En la primera fila de la enorme carpa, 16 rohingya llegados por la mañana de los campos de refugiados de Cox’s Bazar (Bangladés) esperan sentados en sillas de plástico a que el Papa cruce el largo pasillo hasta el escenario del multitudinario acto interreligioso en Daca. Mohamed Ayub, encogido de hombros, tocado con una gorra de béisbol y una cazadora negra, quiere hablar con él. Tiene 32 años y el Ejército de Myanmar mató a su hija este verano. Está nervioso. Cree que el Papa “es el líder del mundo” y que debería haber pronunciado el nombre de su etnia que, según la ONU, ha sido víctima de una” limpieza” étnica por parte del ejército de Myanmar. “Somos rohingyas desde siempre. Mi madre lo era, mi abuela también”, añade a su lado Abdul Fyez, que insiste en obtener ese reconocimiento. Al cabo de una hora escuchará como Francisco, delante de 4.000 personas, le pedirá “perdón” por la indiferencia y odio del mundo. “La presencia de Dios hoy también se llama rohingya”.
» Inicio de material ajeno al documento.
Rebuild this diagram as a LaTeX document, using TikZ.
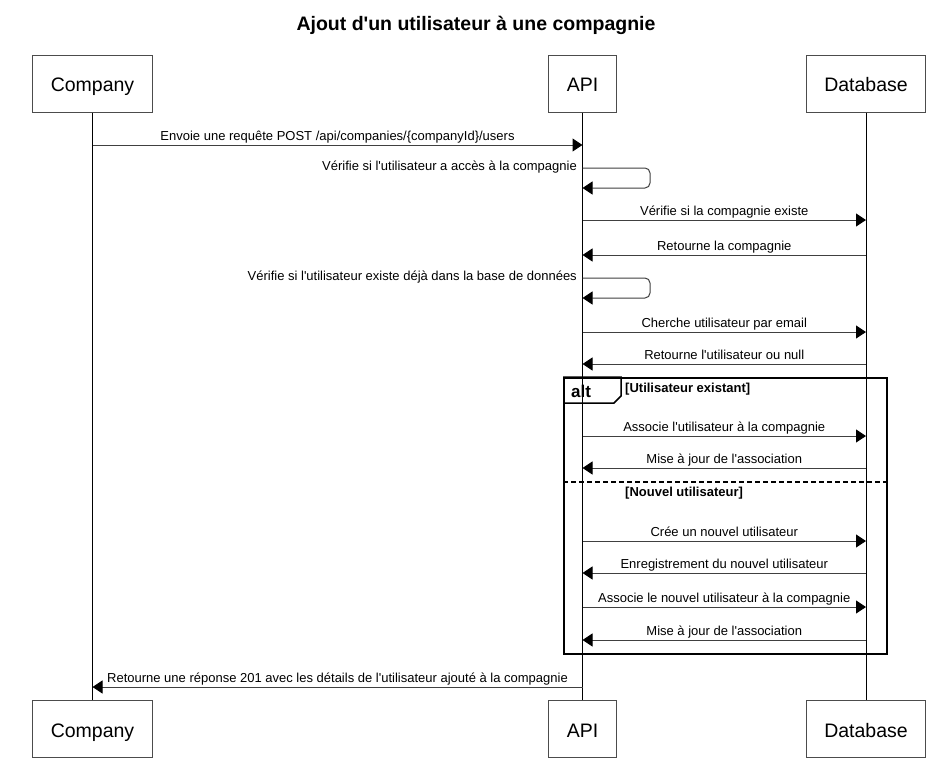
\documentclass[tikz,border=0pt]{standalone}
\usepackage{fontspec}
\newfontfamily\lsans{Liberation Sans}
\usetikzlibrary{arrows.meta,calc}
\tikzset{
  actor/.style={draw=black!70, line width=1pt, fill=white, minimum height=57pt, inner xsep=18pt, inner ysep=0pt, text height=16pt, text depth=0pt, font=\lsans\fontsize{19.5}{22}\selectfont},
  life/.style={draw=black, line width=1pt},
  msg/.style={draw=black!75, line width=1pt, -{Triangle[length=10pt,width=13pt,color=black]}},
  lbl/.style={font=\lsans\fontsize{13}{15}\selectfont, anchor=base, inner sep=0pt},
  selflbl/.style={lbl, anchor=base east},
  guard/.style={font=\lsans\bfseries\fontsize{13}{15}\selectfont, anchor=base west, inner sep=0pt},
  frameline/.style={draw=black, line width=1.5pt},
  titlestyle/.style={font=\lsans\bfseries\fontsize{19.5}{22}\selectfont, anchor=base, inner sep=0pt},
}
\begin{document}
\begin{tikzpicture}[x=1pt,y=-1pt]
\useasboundingbox[fill=white] (0,0) rectangle (952,766);
\node[titlestyle] (title) at (476,30) {Ajout d'un utilisateur à une compagnie};

% participants
\node[actor] (cT) at (92.5,83.5) {Company};
\node[actor] (aT) at (582.5,83.5) {API};
\node[actor] (dT) at (866,83.5) {Database};
\node[actor] (cB) at (92.5,729) {Company};
\node[actor] (aB) at (582.5,729) {API};
\node[actor] (dB) at (866,729) {Database};

% lifelines
\draw[life] (cT.south) -- (cB.north);
\draw[life] (aT.south) -- (aB.north);
\draw[life] (dT.south) -- (dB.north);

% alt frame
\node[frameline, anchor=north west, minimum width=323pt, minimum height=276pt, inner sep=0pt] (alt) at (563,377) {};
\draw[frameline] (alt.north west) -- (621,377) -- (621,396) -- (614,403) -- (alt.west |- 0,403);
\node[font=\lsans\bfseries\fontsize{17}{20}\selectfont, anchor=base west, inner sep=0pt] (altlbl) at (571,397) {alt};
\node[guard] (g1) at (625,392) {[Utilisateur existant]};
\draw[frameline, dash pattern=on 5pt off 3pt] (alt.west |- 0,482) -- (alt.east |- 0,482);
\node[guard] (g2) at (625,496) {[Nouvel utilisateur]};

% messages
\draw[msg] (cT |- 0,145) -- (aT |- 0,145);
\node[lbl] (l1) at (337.5,140.5) {Envoie une requête POST /api/companies/\{companyId\}/users};

\draw[msg, rounded corners=5pt] (aT |- 0,168) -- (650,168) -- (650,188) -- (aT |- 0,188);
\node[selflbl] (l2) at (577,170) {Vérifie si l'utilisateur a accès à la compagnie};

\draw[msg] (aT |- 0,220) -- (dT |- 0,220);
\node[lbl] (l3) at (724.25,215.5) {Vérifie si la compagnie existe};

\draw[msg] (dT |- 0,255) -- (aT |- 0,255);
\node[lbl] (l4) at (724.25,250.5) {Retourne la compagnie};

\draw[msg, rounded corners=5pt] (aT |- 0,278) -- (650,278) -- (650,298) -- (aT |- 0,298);
\node[selflbl] (l5) at (577,280) {Vérifie si l'utilisateur existe déjà dans la base de données};

\draw[msg] (aT |- 0,332) -- (dT |- 0,332);
\node[lbl] (l6) at (724.25,327.5) {Cherche utilisateur par email};

\draw[msg] (dT |- 0,364) -- (aT |- 0,364);
\node[lbl] (l7) at (724.25,359.5) {Retourne l'utilisateur ou null};

\draw[msg] (aT |- 0,436) -- (dT |- 0,436);
\node[lbl] (l8) at (724.25,431.5) {Associe l'utilisateur à la compagnie};

\draw[msg] (dT |- 0,468) -- (aT |- 0,468);
\node[lbl] (l9) at (724.25,463.5) {Mise à jour de l'association};

\draw[msg] (aT |- 0,541) -- (dT |- 0,541);
\node[lbl] (l10) at (724.25,536.5) {Crée un nouvel utilisateur};

\draw[msg] (dT |- 0,573) -- (aT |- 0,573);
\node[lbl] (l11) at (724.25,568.5) {Enregistrement du nouvel utilisateur};

\draw[msg] (aT |- 0,607) -- (dT |- 0,607);
\node[lbl] (l12) at (724.25,602.5) {Associe le nouvel utilisateur à la compagnie};

\draw[msg] (dT |- 0,640) -- (aT |- 0,640);
\node[lbl] (l13) at (724.25,635.5) {Mise à jour de l'association};

\draw[msg] (aT |- 0,687) -- (cT |- 0,687);
\node[lbl] (l14) at (337.5,682.5) {Retourne une réponse 201 avec les détails de l'utilisateur ajouté à la compagnie};
\end{tikzpicture}
\end{document}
“Los rohingya no mejoraremos con la visita del Papa”
De este modo, en un momento de máxima emoción, el Papa ha tratado de desactivar la polémica generada estos días al evitar pronunciar el nombre de la minoría étnica birmana durante su viaje a Myanmar. Un contundente giro de guion, en la línea de su imprevisibilidad —nadie sabía por dónde saldría cuando improvisó durante 10 minutos su discurso delante de la delegación de rohingyas—, que ha captado la atención de todo el mundo y le ha permitido colocar su mensaje al término de la labor diplomática. “Vuestra tragedia es muy dura y grande. […]. En nombre de los que os persiguen, que os han hecho el mal, sobre todo en nombre de la indiferencia del mundo, os pido perdón, perdón”, les dijo tras hablar detenidamente con cada uno de ellos y escuchar el relato de sus vicisitudes. Un gesto fundamental para las organizaciones humanitarias, con el que ha desoído los consejos de tantos asesores diplomáticos y eclesiales y que ha terminando provocando las lágrimas de varios refugiados.
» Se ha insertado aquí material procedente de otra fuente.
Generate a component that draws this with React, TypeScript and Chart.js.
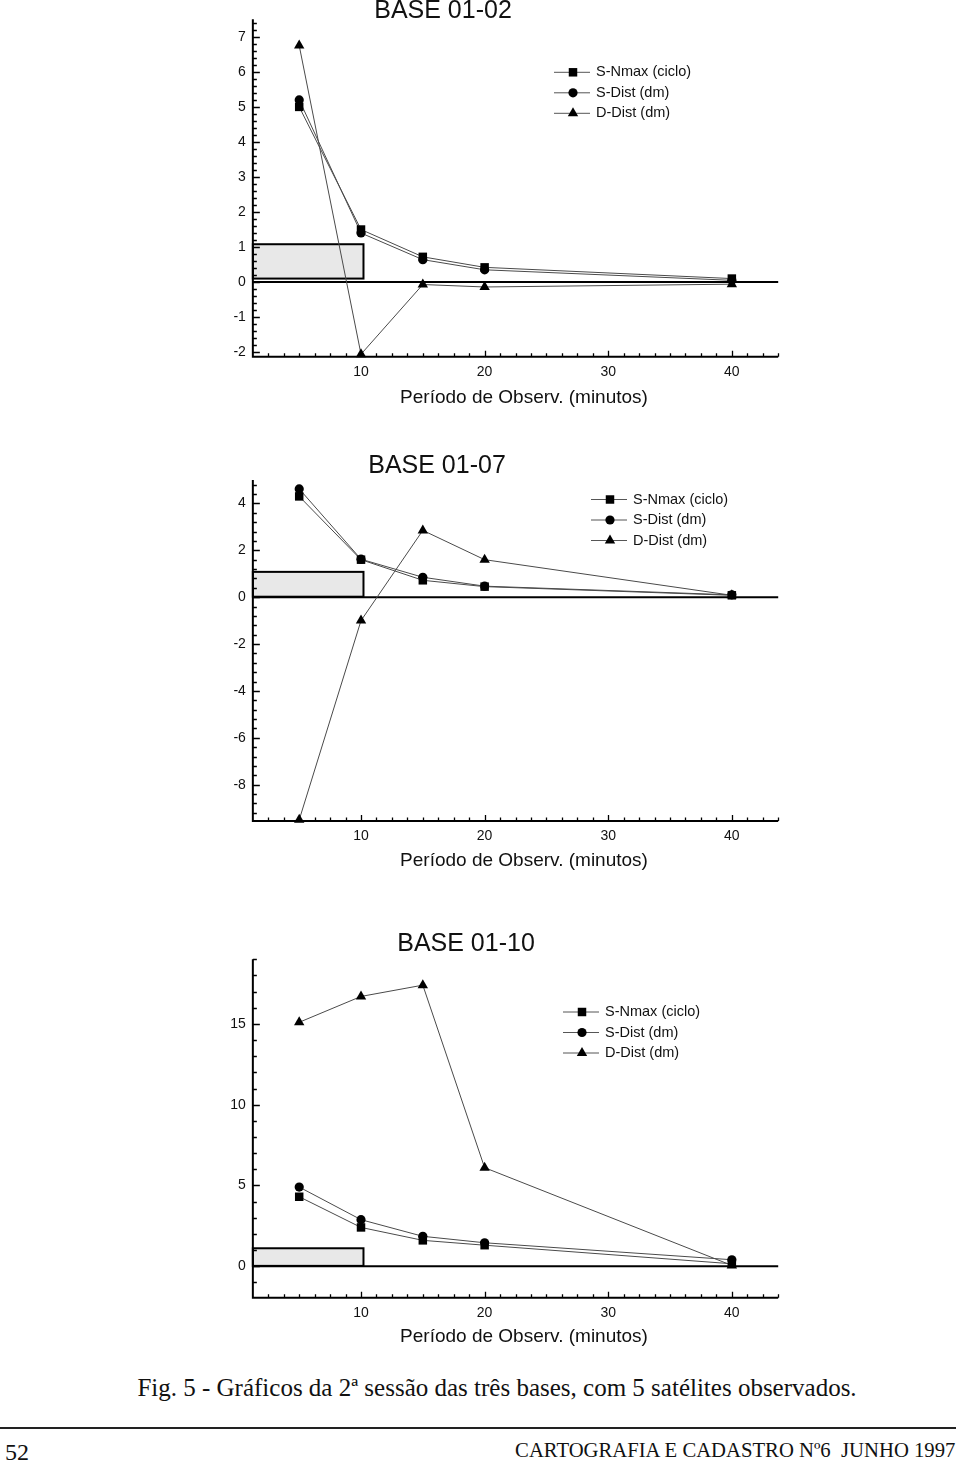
import React, { useEffect, useRef } from 'react';
import { Chart, registerables } from 'chart.js';

Chart.register(...registerables);

// ---------- data ----------
const X_MINUTES = [5, 10, 15, 20, 40];
const X_TICK_LABELS = [10, 20, 30, 40];
const SERIES_NAMES = ['S-Nmax (ciclo)', 'S-Dist (dm)', 'D-Dist (dm)'];
const BOX_X_RANGE = [1.25, 10.2];

const B0102_TITLE = 'BASE 01-02';
const B0102_SNMAX = [5.0, 1.5, 0.72, 0.42, 0.1];
const B0102_SDIST = [5.2, 1.4, 0.64, 0.35, 0.05];
const B0102_DDIST = [6.75, -2.06, -0.07, -0.14, -0.06];
const B0102_Y_TICKS = [-2, -1, 0, 1, 2, 3, 4, 5, 6, 7];
const B0102_BOX_Y = [0.1, 1.08];

const B0107_TITLE = 'BASE 01-07';
const B0107_SNMAX = [4.3, 1.6, 0.72, 0.45, 0.08];
const B0107_SDIST = [4.62, 1.62, 0.85, 0.47, 0.1];
const B0107_DDIST = [-9.5, -1.0, 2.85, 1.6, 0.08];
const B0107_Y_TICKS = [-8, -6, -4, -2, 0, 2, 4];
const B0107_BOX_Y = [0.02, 1.08];

const B0110_TITLE = 'BASE 01-10';
const B0110_SNMAX = [4.3, 2.4, 1.6, 1.3, 0.15];
const B0110_SDIST = [4.9, 2.88, 1.85, 1.45, 0.4];
const B0110_DDIST = [15.1, 16.7, 17.4, 6.1, 0.05];
const B0110_Y_TICKS = [0, 5, 10, 15];
const B0110_BOX_Y = [0.02, 1.11];

const X_AXIS_TITLE = 'Período de Observ. (minutos)';
const CAPTION = 'Fig. 5 - Gráficos da 2ª sessão das três bases, com 5 satélites observados.';
const PAGE_NUMBER = '52';
const FOOTER = 'CARTOGRAFIA E CADASTRO Nº6  JUNHO 1997';

// ---------- layout (page coordinates) ----------
const SANS = '"Liberation Sans", Arial, Helvetica, sans-serif';
const SERIF = '"Liberation Serif", "Times New Roman", serif';
const AREA_LEFT = 252.85;
const AREA_RIGHT = 778.2;
const MARKERS = ['rect', 'circle', 'triangle'];
const MARKER_RADIUS = [6, 4.6, 6];

type Spec = {
  title: string;
  series: number[][];
  yTicks: number[];
  boxY: number[];
  yMin: number;
  yMax: number;
  yMajor: number;
  yMinor: number;
  top: number;
  height: number;
  areaTop: number;
  areaBottom: number;
  titleX: number;
  titleY: number;
  legendX: number;
  legendY: number;
  legendDy: number;
  xTitleY: number;
};

const SPECS: Spec[] = [
  {
    title: B0102_TITLE,
    series: [B0102_SNMAX, B0102_SDIST, B0102_DDIST],
    yTicks: B0102_Y_TICKS,
    boxY: B0102_BOX_Y,
    yMin: -2.13, yMax: 7.5, yMajor: 1, yMinor: 0.2,
    top: 0, height: 420, areaTop: 19.3, areaBottom: 356.7,
    titleX: 443, titleY: 11,
    legendX: 573, legendY: 72.3, legendDy: 20.5,
    xTitleY: 398,
  },
  {
    title: B0107_TITLE,
    series: [B0107_SNMAX, B0107_SDIST, B0107_DDIST],
    yTicks: B0107_Y_TICKS,
    boxY: B0107_BOX_Y,
    yMin: -9.55, yMax: 5.0, yMajor: 2, yMinor: 0.4,
    top: 430, height: 450, areaTop: 480, areaBottom: 821,
    titleX: 437, titleY: 466,
    legendX: 610, legendY: 499.5, legendDy: 20.5,
    xTitleY: 861,
  },
  {
    title: B0110_TITLE,
    series: [B0110_SNMAX, B0110_SDIST, B0110_DDIST],
    yTicks: B0110_Y_TICKS,
    boxY: B0110_BOX_Y,
    yMin: -1.95, yMax: 19, yMajor: 5, yMinor: 1,
    top: 910, height: 450, areaTop: 959.3, areaBottom: 1297.7,
    titleX: 466, titleY: 944,
    legendX: 582, legendY: 1012, legendDy: 20.5,
    xTitleY: 1337,
  },
];

function drawMarker(ctx: CanvasRenderingContext2D, kind: string, x: number, y: number, r: number) {
  ctx.beginPath();
  if (kind === 'rect') {
    const s = r * Math.SQRT1_2;
    ctx.rect(x - s, y - s, 2 * s, 2 * s);
  } else if (kind === 'circle') {
    ctx.arc(x, y, r, 0, Math.PI * 2);
  } else {
    for (let k = 0; k < 3; k++) {
      const a = (k * 2 * Math.PI) / 3;
      const px = x + Math.sin(a) * r;
      const py = y - Math.cos(a) * r;
      if (k === 0) ctx.moveTo(px, py);
      else ctx.lineTo(px, py);
    }
    ctx.closePath();
  }
  ctx.fill();
}

function isMultiple(v: number, step: number) {
  const q = v / step;
  return Math.abs(q - Math.round(q)) < 1e-6;
}

function makePlugin(spec: Spec) {
  return {
    id: 'paperDecor',
    beforeDatasetsDraw(chart: any) {
      const { ctx, chartArea: a, scales } = chart;
      const xs = scales.x;
      const ys = scales.y;
      ctx.save();
      // shaded box
      const bx0 = xs.getPixelForValue(BOX_X_RANGE[0]);
      const bx1 = xs.getPixelForValue(BOX_X_RANGE[1]);
      const by0 = ys.getPixelForValue(spec.boxY[0]);
      const by1 = ys.getPixelForValue(spec.boxY[1]);
      ctx.fillStyle = '#e8e8e8';
      ctx.fillRect(bx0, by1, bx1 - bx0, by0 - by1);
      ctx.strokeStyle = '#000';
      ctx.lineWidth = 2;
      ctx.strokeRect(bx0, by1, bx1 - bx0, by0 - by1);
      // zero line
      const z = ys.getPixelForValue(0);
      ctx.beginPath();
      ctx.moveTo(a.left, z);
      ctx.lineTo(a.right, z);
      ctx.stroke();
      // axes lines
      ctx.lineWidth = 2;
      ctx.beginPath();
      ctx.moveTo(a.left, a.top);
      ctx.lineTo(a.left, a.bottom);
      ctx.lineTo(a.right, a.bottom);
      ctx.stroke();
      // y ticks (inward)
      ctx.lineWidth = 1.3;
      ctx.beginPath();
      const yStart = Math.ceil(spec.yMin / spec.yMinor - 1e-9) * spec.yMinor;
      for (let v = yStart; v <= spec.yMax + 1e-9; v += spec.yMinor) {
        const p = Math.round(ys.getPixelForValue(v)) + 0.5;
        const len = isMultiple(v, spec.yMajor) ? 7 : 4;
        ctx.moveTo(a.left, p);
        ctx.lineTo(a.left + len, p);
      }
      // x ticks (inward)
      for (let v = 2.5; v <= 43.75 + 1e-9; v += 1.25) {
        const p = Math.round(xs.getPixelForValue(v)) + 0.5;
        const len = isMultiple(v, 10) ? 6 : 3.5;
        ctx.moveTo(p, a.bottom);
        ctx.lineTo(p, a.bottom - len);
      }
      ctx.stroke();
      ctx.restore();
    },
    afterDraw(chart: any) {
      const { ctx } = chart;
      const off = spec.top;
      ctx.save();
      ctx.fillStyle = '#111';
      ctx.textBaseline = 'middle';
      // title
      ctx.font = `25px ${SANS}`;
      ctx.textAlign = 'center';
      ctx.fillText(spec.title, spec.titleX, spec.titleY - off);
      // x axis title
      ctx.font = `19px ${SANS}`;
      ctx.fillText(X_AXIS_TITLE, 524, spec.xTitleY - off);
      // legend
      ctx.textAlign = 'left';
      ctx.font = `14.5px ${SANS}`;
      SERIES_NAMES.forEach((name, i) => {
        const ly = spec.legendY + i * spec.legendDy - off;
        ctx.strokeStyle = '#555';
        ctx.lineWidth = 1;
        ctx.beginPath();
        ctx.moveTo(spec.legendX - 19, ly);
        ctx.lineTo(spec.legendX + 17, ly);
        ctx.stroke();
        ctx.fillStyle = '#000';
        drawMarker(ctx, MARKERS[i], spec.legendX, ly, MARKER_RADIUS[i]);
        ctx.fillStyle = '#111';
        ctx.fillText(name, spec.legendX + 23, ly);
      });
      ctx.restore();
    },
  };
}

function BaseChart({ spec }: { spec: Spec }) {
  const ref = useRef<HTMLCanvasElement>(null);
  useEffect(() => {
    const canvas = ref.current!;
    const xAxisHeight = spec.top + spec.height - spec.areaBottom;
    const chart = new Chart(canvas, {
      type: 'line',
      data: {
        datasets: spec.series.map((vals, i) => ({
          label: SERIES_NAMES[i],
          data: X_MINUTES.map((x, k) => ({ x, y: vals[k] })),
          borderColor: '#4a4a4a',
          borderWidth: 1,
          pointStyle: MARKERS[i] as any,
          pointRadius: MARKER_RADIUS[i],
          pointBackgroundColor: '#000',
          pointBorderColor: '#000',
          pointBorderWidth: 0,
          tension: 0,
          clip: false as any,
        })),
      },
      options: {
        animation: false,
        responsive: false,
        maintainAspectRatio: false,
        events: [],
        layout: {
          padding: { top: spec.areaTop - spec.top, left: 0, right: 960 - AREA_RIGHT, bottom: 0 },
        },
        plugins: {
          legend: { display: false },
          tooltip: { enabled: false },
          title: { display: false },
        },
        scales: {
          x: {
            type: 'linear',
            min: 1.25,
            max: 43.75,
            grid: { display: false, drawTicks: false },
            border: { display: false },
            ticks: {
              autoSkip: false,
              maxRotation: 0,
              padding: 7,
              color: '#111',
              font: { family: SANS, size: 14 },
            },
            afterBuildTicks: (s: any) => {
              s.ticks = X_TICK_LABELS.map((v) => ({ value: v }));
            },
            afterFit: (s: any) => {
              s.height = xAxisHeight;
            },
          },
          y: {
            type: 'linear',
            min: spec.yMin,
            max: spec.yMax,
            grid: { display: false, drawTicks: false },
            border: { display: false },
            ticks: {
              autoSkip: false,
              padding: 7,
              color: '#111',
              font: { family: SANS, size: 14 },
            },
            afterBuildTicks: (s: any) => {
              s.ticks = spec.yTicks.map((v) => ({ value: v }));
            },
            afterFit: (s: any) => {
              s.width = AREA_LEFT;
            },
          },
        },
      },
      plugins: [makePlugin(spec)],
    } as any);
    return () => chart.destroy();
  }, [spec]);
  return (
    <canvas
      ref={ref}
      width={960}
      height={spec.height}
      style={{ position: 'absolute', left: 0, top: spec.top, width: 960, height: spec.height }}
    />
  );
}

export default function App() {
  return (
    <div
      style={{
        position: 'absolute',
        left: 0,
        top: 0,
        width: 960,
        height: 1466,
        background: '#fff',
        overflow: 'hidden',
      }}
    >
      {SPECS.map((s) => (
        <BaseChart key={s.title} spec={s} />
      ))}
      <div
        style={{
          position: 'absolute',
          left: 0,
          width: 994,
          top: 1374.6,
          textAlign: 'center',
          font: `25px ${SERIF}`,
          lineHeight: '25px',
          whiteSpace: 'nowrap',
          color: '#111',
        }}
      >
        {CAPTION}
      </div>
      <div
        style={{
          position: 'absolute',
          left: 0,
          top: 1427,
          width: 956,
          height: 2,
          background: '#222',
        }}
      />
      <div
        style={{
          position: 'absolute',
          left: 5,
          top: 1440,
          font: `24px ${SERIF}`,
          lineHeight: '24px',
          whiteSpace: 'nowrap',
          color: '#111',
        }}
      >
        {PAGE_NUMBER}
      </div>
      <div
        style={{
          position: 'absolute',
          right: 5,
          top: 1439.2,
          font: `22px ${SERIF}`,
          lineHeight: '22px',
          whiteSpace: 'pre',
          color: '#111',
          transform: 'scaleX(0.94)',
          transformOrigin: 'right center',
        }}
      >
        {FOOTER}
      </div>
    </div>
  );
}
Los 16 rohingya, que vieron llegar al Papa subido en un rickshaw (carro tirado por una bicicleta), habían sido seleccionados al azar por Caritas de entre los más de 620.000 que permanecen confinados en campos de refugiados desde que el 25 de agosto el Ejército de Myanmar comenzó la ofensiva. La idea original, según explicó el cardenal Patrick Rosario, era que el Pontífice fuera a verles a los propios campos. No pudo ser, dijeron, por diplomacia, tiempo, seguridad…
Entre los rohingya que viajaron a Daca (capital de Bangladés) el viernes por la tarde estaba Shawkat Ara, una niña de 12 años a cuyos padres y hermanos asesinó brutalmente el pasado 8 de agosto el Ejército de Myanmar. Ahora vive con su tío Jaffar Ala, de 24 años, sentado justo detrás, que sobrevivió de milagro. Se levanta la manga de la camisa y muestra la cicatriz de un balazo que recibió en el brazo el día de la masacre de su poblado (Tulathol). “Entraron con ametralladoras, colocaron en línea a 30 personas y las ejecutaron”, recuerda. Comenzaron su éxodo y llegaron a Bangladés justo 20 días después.
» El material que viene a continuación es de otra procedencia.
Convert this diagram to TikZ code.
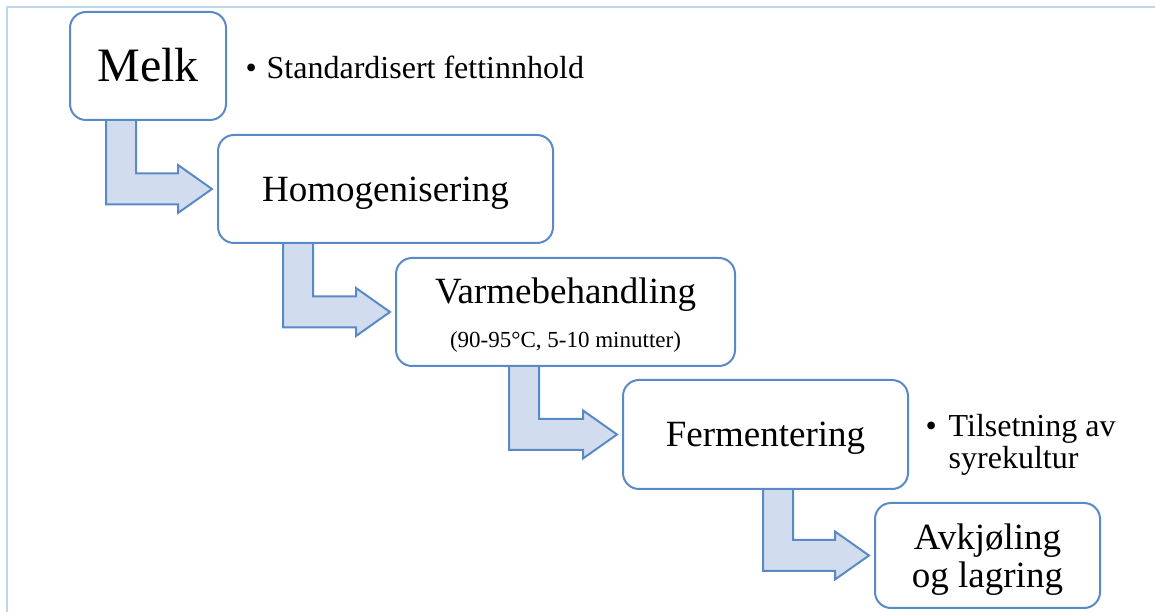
\documentclass[tikz,border=0pt]{standalone}
\usepackage{fontspec}
\setmainfont{Liberation Serif}
\usetikzlibrary{calc}
\definecolor{boxblue}{HTML}{5A8AC6}
\definecolor{arrowfill}{HTML}{D1DDEF}
\definecolor{frameblue}{HTML}{BDD7EE}
\pgfdeclarelayer{bg}
\pgfsetlayers{bg,main}
\newcommand\bentarrow[3]{%
  \begin{pgfonlayer}{bg}
  \draw[flowarrow] let \p1=(#1.center), \p2=($(#2.west)+(-5,0)$) in
    (#3,\y1) -- (#3+30,\y1) -- (#3+30,\y2+15.5) -- (\x2-34,\y2+15.5)
    -- (\x2-34,\y2+24) -- (\x2,\y2) -- (\x2-34,\y2-24) -- (\x2-34,\y2-15.5)
    -- (#3,\y2-15.5) -- cycle;
  \end{pgfonlayer}}
\begin{document}
\begin{tikzpicture}[x=1pt,y=1pt,
  stepbox/.style={draw=boxblue, line width=2pt, rounded corners=16pt, fill=white,
    align=center, inner sep=0pt, font=\fontsize{37}{38}\selectfont},
  oneline/.style={text height=24.5pt, text depth=0pt},
  flowarrow/.style={draw=boxblue, line width=2pt, fill=arrowfill, line join=miter},
  note/.style={inner sep=0pt, font=\fontsize{32}{31}\selectfont},
  frame/.style={draw=frameblue, line width=2pt}]
\useasboundingbox (0,0) rectangle (1155,612);
\coordinate (ftl) at (7,605);
\coordinate (ftr) at (1155,605);
\coordinate (fbl) at (7,0);
\draw[frame] (ftr) -- (ftl) -- (fbl);

\node[stepbox, text height=32pt, text depth=0pt, minimum width=156pt, minimum height=108pt,
  font=\fontsize{48}{50}\selectfont] (melk) at (148,546) {Melk};
\node[stepbox, oneline, minimum width=335pt, minimum height=108pt] (homo) at (385.5,423) {Homogenisering};
\node[stepbox, minimum width=339pt, minimum height=108pt,
  font=\fontsize{37}{44}\selectfont] (varme) at (565.5,300)
  {\rule{0pt}{31.5pt}Varmebehandling\\{\fontsize{23}{44}\selectfont(90-95°C, 5-10 minutter)}};
\node[stepbox, oneline, minimum width=285pt, minimum height=109pt] (ferm) at (765.5,177.5) {Fermentering};
\node[stepbox, minimum width=225pt, minimum height=105pt] (avk) at (987.5,56.5) {\rule{0pt}{33pt}Avkjøling\\og lagring};

\bentarrow{melk}{homo}{106}
\bentarrow{homo}{varme}{283}
\bentarrow{varme}{ferm}{509}
\bentarrow{ferm}{avk}{763}

\node[note, anchor=base west] (n1) at (245.5,533) {\makebox[21pt][l]{•}Standardisert fettinnhold};
\node[note, anchor=base west] (n2) at (925.5,175)
  {\begin{tabular}[t]{@{}l@{}l@{}}\makebox[23pt][l]{•} & Tilsetning av\\ & syrekultur\end{tabular}};
\end{tikzpicture}
\end{document}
Durante el acto han hablado líderes católicos, musulmanes, baptistas, anglicanos. “Bangladés es el mejor ejemplo de interreligiosidad del mundo”, lanzó el cardenal Patrick Rosario. Cuando pronuncia el nombre de los rohingya, minutos antes de que lo hiciera el Papa por primera vez en este viaje, se hace un silencio de cinco segundos y el público rompe a aplaudir. Los budistas —que en Myanmar están del lado del Ejército— siguen callados. El rezo de la mezquita del barrio suena atronador dentro del espacio mientras el Papa se prepara para dar su discurso. Los 16 escuchan fijamente lo que comienza a decir Francisco para encontrar, casi sin esperarlo, el reconocimiento que habían venido a buscar.